===== Data listing =====

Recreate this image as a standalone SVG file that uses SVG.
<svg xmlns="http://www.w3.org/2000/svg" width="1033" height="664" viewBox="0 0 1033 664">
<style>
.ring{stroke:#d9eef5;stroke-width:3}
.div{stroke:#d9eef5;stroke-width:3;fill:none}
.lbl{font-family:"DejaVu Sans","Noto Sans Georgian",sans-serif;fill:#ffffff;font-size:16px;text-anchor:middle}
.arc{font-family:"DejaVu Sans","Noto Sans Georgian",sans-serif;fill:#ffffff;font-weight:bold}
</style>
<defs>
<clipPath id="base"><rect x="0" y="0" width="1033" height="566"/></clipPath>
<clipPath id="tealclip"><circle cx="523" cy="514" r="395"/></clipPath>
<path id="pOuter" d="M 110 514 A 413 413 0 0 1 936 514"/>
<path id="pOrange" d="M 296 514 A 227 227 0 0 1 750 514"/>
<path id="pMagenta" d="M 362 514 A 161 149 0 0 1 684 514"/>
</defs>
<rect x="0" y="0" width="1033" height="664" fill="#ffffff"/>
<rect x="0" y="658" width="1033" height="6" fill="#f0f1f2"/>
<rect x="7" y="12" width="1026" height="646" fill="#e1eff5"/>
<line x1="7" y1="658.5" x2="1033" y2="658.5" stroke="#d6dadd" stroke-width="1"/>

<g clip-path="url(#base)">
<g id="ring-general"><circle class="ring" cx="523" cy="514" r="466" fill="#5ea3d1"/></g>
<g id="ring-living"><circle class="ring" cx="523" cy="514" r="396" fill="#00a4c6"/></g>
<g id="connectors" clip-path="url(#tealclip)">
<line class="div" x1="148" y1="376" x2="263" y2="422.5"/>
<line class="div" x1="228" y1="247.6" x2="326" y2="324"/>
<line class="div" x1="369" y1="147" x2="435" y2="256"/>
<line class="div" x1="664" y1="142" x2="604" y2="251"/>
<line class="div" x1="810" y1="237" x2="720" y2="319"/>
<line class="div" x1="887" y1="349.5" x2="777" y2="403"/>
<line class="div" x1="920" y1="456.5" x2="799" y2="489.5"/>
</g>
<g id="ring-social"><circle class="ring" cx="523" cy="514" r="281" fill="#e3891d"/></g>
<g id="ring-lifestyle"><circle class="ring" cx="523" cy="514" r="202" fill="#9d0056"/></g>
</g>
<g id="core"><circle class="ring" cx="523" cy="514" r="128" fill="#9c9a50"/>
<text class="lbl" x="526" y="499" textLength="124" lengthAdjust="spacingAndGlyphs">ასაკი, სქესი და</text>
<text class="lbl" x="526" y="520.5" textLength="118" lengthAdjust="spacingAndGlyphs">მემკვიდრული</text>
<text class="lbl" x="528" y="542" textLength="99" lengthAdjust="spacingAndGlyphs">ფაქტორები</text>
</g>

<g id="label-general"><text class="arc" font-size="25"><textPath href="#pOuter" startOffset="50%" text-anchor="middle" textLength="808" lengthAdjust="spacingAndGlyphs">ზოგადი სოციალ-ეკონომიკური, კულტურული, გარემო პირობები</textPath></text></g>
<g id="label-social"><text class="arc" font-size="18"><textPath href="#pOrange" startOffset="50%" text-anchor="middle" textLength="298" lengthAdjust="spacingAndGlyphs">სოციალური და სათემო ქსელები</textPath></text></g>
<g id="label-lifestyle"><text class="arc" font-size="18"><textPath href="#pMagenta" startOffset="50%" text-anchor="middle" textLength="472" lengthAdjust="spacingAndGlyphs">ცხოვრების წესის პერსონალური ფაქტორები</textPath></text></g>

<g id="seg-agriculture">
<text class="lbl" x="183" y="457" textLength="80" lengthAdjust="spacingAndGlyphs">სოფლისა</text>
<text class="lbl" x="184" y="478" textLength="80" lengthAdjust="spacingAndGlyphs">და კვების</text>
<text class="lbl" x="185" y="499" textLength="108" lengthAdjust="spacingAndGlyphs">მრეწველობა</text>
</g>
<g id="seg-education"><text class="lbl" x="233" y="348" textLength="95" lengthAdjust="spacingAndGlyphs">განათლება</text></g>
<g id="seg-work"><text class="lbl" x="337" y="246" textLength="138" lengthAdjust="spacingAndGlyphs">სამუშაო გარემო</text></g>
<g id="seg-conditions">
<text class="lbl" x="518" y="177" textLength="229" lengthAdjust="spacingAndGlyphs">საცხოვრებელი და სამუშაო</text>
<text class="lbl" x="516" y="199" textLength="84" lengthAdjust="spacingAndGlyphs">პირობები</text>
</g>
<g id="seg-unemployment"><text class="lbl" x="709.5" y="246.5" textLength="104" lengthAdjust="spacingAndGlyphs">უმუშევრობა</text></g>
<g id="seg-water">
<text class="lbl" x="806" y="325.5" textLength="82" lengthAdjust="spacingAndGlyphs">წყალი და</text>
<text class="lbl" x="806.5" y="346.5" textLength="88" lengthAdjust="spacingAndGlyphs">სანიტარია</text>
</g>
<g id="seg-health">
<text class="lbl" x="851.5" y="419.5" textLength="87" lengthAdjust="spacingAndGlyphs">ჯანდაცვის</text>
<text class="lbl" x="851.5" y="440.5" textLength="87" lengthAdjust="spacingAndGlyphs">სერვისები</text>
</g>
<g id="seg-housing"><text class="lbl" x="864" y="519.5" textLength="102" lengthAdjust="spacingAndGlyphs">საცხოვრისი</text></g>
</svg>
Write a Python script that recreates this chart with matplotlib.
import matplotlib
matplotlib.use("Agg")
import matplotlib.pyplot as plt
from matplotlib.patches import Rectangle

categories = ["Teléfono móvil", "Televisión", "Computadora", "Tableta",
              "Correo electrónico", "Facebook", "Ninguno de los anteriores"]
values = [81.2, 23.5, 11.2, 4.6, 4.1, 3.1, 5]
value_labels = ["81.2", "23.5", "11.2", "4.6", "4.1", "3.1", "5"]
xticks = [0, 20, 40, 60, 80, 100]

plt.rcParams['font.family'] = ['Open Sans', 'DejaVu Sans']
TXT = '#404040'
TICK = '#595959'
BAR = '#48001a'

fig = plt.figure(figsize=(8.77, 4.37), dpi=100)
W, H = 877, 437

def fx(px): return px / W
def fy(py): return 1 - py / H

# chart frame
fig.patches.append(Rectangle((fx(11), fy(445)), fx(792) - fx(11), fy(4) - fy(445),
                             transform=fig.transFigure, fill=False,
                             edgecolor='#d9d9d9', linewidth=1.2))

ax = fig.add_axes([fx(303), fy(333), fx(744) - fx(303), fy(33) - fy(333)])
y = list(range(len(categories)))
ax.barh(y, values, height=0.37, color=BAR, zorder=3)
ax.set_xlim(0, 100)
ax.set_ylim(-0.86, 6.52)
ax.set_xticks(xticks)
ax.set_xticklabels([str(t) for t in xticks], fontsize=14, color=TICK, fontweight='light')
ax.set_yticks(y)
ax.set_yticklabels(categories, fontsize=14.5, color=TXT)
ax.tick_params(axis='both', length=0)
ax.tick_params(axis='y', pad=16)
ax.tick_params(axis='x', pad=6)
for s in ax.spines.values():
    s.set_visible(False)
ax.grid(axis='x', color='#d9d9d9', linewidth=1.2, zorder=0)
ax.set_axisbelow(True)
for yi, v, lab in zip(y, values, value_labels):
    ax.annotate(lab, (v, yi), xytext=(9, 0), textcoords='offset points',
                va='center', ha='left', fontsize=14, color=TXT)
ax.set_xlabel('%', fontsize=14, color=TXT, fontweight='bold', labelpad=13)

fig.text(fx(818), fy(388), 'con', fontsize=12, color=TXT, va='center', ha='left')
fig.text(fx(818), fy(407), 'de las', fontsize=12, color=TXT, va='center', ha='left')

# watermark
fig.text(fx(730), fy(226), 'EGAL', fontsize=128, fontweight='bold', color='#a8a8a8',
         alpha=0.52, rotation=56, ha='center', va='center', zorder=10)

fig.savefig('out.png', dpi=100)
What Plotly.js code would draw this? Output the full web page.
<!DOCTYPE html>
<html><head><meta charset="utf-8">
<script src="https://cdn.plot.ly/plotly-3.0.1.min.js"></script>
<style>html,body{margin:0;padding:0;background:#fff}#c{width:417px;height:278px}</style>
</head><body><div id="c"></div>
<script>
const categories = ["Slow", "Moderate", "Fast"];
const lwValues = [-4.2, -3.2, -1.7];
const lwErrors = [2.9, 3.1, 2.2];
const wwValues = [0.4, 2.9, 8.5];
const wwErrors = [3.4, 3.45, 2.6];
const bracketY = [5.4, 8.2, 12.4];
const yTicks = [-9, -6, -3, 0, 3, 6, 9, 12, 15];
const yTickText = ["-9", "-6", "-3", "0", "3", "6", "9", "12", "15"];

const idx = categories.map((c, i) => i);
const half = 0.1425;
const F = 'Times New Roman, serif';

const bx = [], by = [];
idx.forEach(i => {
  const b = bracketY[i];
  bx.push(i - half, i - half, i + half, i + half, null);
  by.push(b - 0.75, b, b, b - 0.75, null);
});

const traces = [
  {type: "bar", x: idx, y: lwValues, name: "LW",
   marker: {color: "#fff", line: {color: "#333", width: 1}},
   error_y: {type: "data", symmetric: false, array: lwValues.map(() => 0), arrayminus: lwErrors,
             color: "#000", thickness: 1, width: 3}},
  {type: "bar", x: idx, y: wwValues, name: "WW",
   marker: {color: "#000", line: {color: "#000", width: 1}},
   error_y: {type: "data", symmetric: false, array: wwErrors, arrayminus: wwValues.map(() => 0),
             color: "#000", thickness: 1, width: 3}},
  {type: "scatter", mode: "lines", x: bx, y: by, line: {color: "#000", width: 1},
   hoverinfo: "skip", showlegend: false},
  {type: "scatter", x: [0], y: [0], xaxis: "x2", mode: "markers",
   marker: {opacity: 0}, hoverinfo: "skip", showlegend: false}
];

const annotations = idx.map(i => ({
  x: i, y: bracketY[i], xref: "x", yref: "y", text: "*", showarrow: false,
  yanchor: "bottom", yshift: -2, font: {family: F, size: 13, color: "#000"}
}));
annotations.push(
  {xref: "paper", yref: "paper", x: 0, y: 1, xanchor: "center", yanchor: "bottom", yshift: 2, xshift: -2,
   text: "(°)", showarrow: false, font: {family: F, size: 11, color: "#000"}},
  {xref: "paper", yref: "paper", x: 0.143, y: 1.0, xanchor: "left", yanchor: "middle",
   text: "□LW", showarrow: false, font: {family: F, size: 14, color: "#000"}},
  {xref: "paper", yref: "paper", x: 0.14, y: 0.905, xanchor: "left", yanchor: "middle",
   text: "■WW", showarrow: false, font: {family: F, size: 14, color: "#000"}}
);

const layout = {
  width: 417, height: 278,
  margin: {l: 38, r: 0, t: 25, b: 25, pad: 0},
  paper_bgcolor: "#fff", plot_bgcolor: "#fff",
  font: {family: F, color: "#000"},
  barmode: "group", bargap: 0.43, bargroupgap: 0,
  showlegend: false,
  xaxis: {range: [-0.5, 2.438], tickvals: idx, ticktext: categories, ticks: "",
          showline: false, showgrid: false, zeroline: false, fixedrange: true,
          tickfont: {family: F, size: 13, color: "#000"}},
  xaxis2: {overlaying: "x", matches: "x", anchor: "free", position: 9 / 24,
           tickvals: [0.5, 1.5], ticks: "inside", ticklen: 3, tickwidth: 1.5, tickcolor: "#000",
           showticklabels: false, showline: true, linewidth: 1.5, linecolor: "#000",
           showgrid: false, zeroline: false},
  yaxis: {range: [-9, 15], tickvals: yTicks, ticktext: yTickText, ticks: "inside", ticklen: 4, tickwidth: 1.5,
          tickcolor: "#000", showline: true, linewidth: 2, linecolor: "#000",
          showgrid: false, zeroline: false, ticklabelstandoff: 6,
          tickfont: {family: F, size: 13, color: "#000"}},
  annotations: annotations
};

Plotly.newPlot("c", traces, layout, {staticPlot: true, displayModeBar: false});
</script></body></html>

=====

▶ [Exercise objective] Can you repeat, word for word, every line above from the one containing "Write a Python" down to the one containing "edgecolor='#d9d9d9', linewidth=1.2))", including both?

▶ [Problem solution]
Write a Python script that recreates this chart with matplotlib.
import matplotlib
matplotlib.use("Agg")
import matplotlib.pyplot as plt
from matplotlib.patches import Rectangle

categories = ["Teléfono móvil", "Televisión", "Computadora", "Tableta",
              "Correo electrónico", "Facebook", "Ninguno de los anteriores"]
values = [81.2, 23.5, 11.2, 4.6, 4.1, 3.1, 5]
value_labels = ["81.2", "23.5", "11.2", "4.6", "4.1", "3.1", "5"]
xticks = [0, 20, 40, 60, 80, 100]

plt.rcParams['font.family'] = ['Open Sans', 'DejaVu Sans']
TXT = '#404040'
TICK = '#595959'
BAR = '#48001a'

fig = plt.figure(figsize=(8.77, 4.37), dpi=100)
W, H = 877, 437

def fx(px): return px / W
def fy(py): return 1 - py / H

# chart frame
fig.patches.append(Rectangle((fx(11), fy(445)), fx(792) - fx(11), fy(4) - fy(445),
                             transform=fig.transFigure, fill=False,
                             edgecolor='#d9d9d9', linewidth=1.2))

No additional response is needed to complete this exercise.